Bulldozers contre jardiniers
Sans aucune concertation avec les riverains et le quartier, la Mairie envoie un bulldozer détruire un jardin partagé et plusieurs portions de murs à pêches protégés. Elle procède également à la viabilisation dans cet espace protégé de parcelles qu'elle a elle même classées en zone agricole, ignorant ainsi son propre plan local d'urbanisme.

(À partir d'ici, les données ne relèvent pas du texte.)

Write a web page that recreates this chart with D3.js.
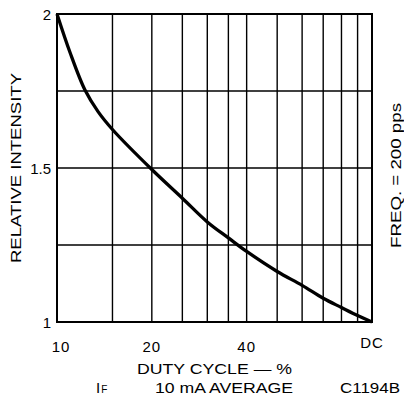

Il y a encore quelques mois, la rue Nungesser abritait un petit jardin partagé sur lequel se réunissaient une dizaine de familles. Une terre patiemment travaillée depuis plus de huit ans qui offrait aux riverains un peu de camapgne en ville. Depuis l'été 2022, il n'en subsiste plus aucune trace et les légumes, les fleurs et aromatiques ont cédé la place à une ouverture béante vers un terrain sur lequel se sont installées des populations précaires.
Face au monticule de gravats laissés par un engin de chantier, Armand ne peut cacher son émotion. Sous ses yeux, ce sont des années d'investissement bénévole réduites à néant. Pire, pour ce membre actif de l'association qui gérait les lieux, la manière dont la municipalité à procédé relève du coup de force. Et le jardinier de déplorer : "il n'y a eu aucune concertation, aucune consultation, pas même un permis de démolir affiché sur les lieux comme la loi l'exige".
Pourtant, le Petit Jardin avait déjà été sauvé une première fois. Alors que leur terrain se trouvait sur le tracé du Sentier de la diversité, un projet écologique porté par la ville de Montreuil, les jardiniers avaient obtenu un léger déplacement de leur parcelle. Un concession accordée bien volontier au regard de l'enjeu environemental du projet, auquel leur association adhérait naturellement.
Cependant quelques mois plus tard, le Sentier de la diversité s'efface devant la volonté de la ville de trouver un espace pour accueillir des familles rom en errance. "Des populations qu'il faut bien sûr loger" reconnaît Pascal Mage, de l'association Murs a pêches. "Mais pas cependant dans un espace protégé et sur une parcelle classée en zone agricole sur le Plu" poursuit le militant associatif. Car les jardiniers comme ceux qui défendent les murs dénnoncent des travaux de viabilisation en cours sur ces parcelles, incompatibles avec leur classement au Plu. Pour eux, il s'agit d'un précédent qui pourrait remettre en cause la protection dont bénéficient les lieux, au profit d'intérêts privés et d'opérations foncières.
Pour sa défense, la Mairie explique curieusement que le jardin n'a pas disparu, alors que les images tournées sur place par Montreuil invisible prouvent le contraire. Selon la ville, les structures en dur construites sur ces parcelles agricoles auraient une durée de vie de deux ans et seraient destinées à être démontées. Un argument qui ne convainc pas les riverains au regard de l'importance des travaux en cours. Or ces travaux seraient d'autant plus nécessaires que le nombre de familles à accueuillir augmente au cours du temps. Elles étaient initialement "quelques unes" puis une vingtaine pour un minimum de 150 individus selon l'association Première urgence, mandatée par l'Agence régionale de santé afin de recenser les besoins des nouveaux arrivants.
Par ailleurs il existe un autre motif d'inquiétude légitime sur le sort de ces parcelles. Car la ville possède déjà une aire d'accueuil en faveur des gens du voyage, sur laquelle de nombreuses places sont disponibles. Il semble cependant qu'elle ne soit pas susceptible d'héberger des familles rom dans la mesure ou ces dernières ne sont pas caravanières. Et c'est cependant en caravannes que la ville compte les loger sur les parcelles annexées. Il existerait des subventions spécifiques pour l'accueil des roms comme il en existe pour celui des gens du voyage. Pour la municipalité, la perspective de doubler ses gains serait sans doute une bonne raison de se dédire d'un Plu qu'elle a elle même edicté.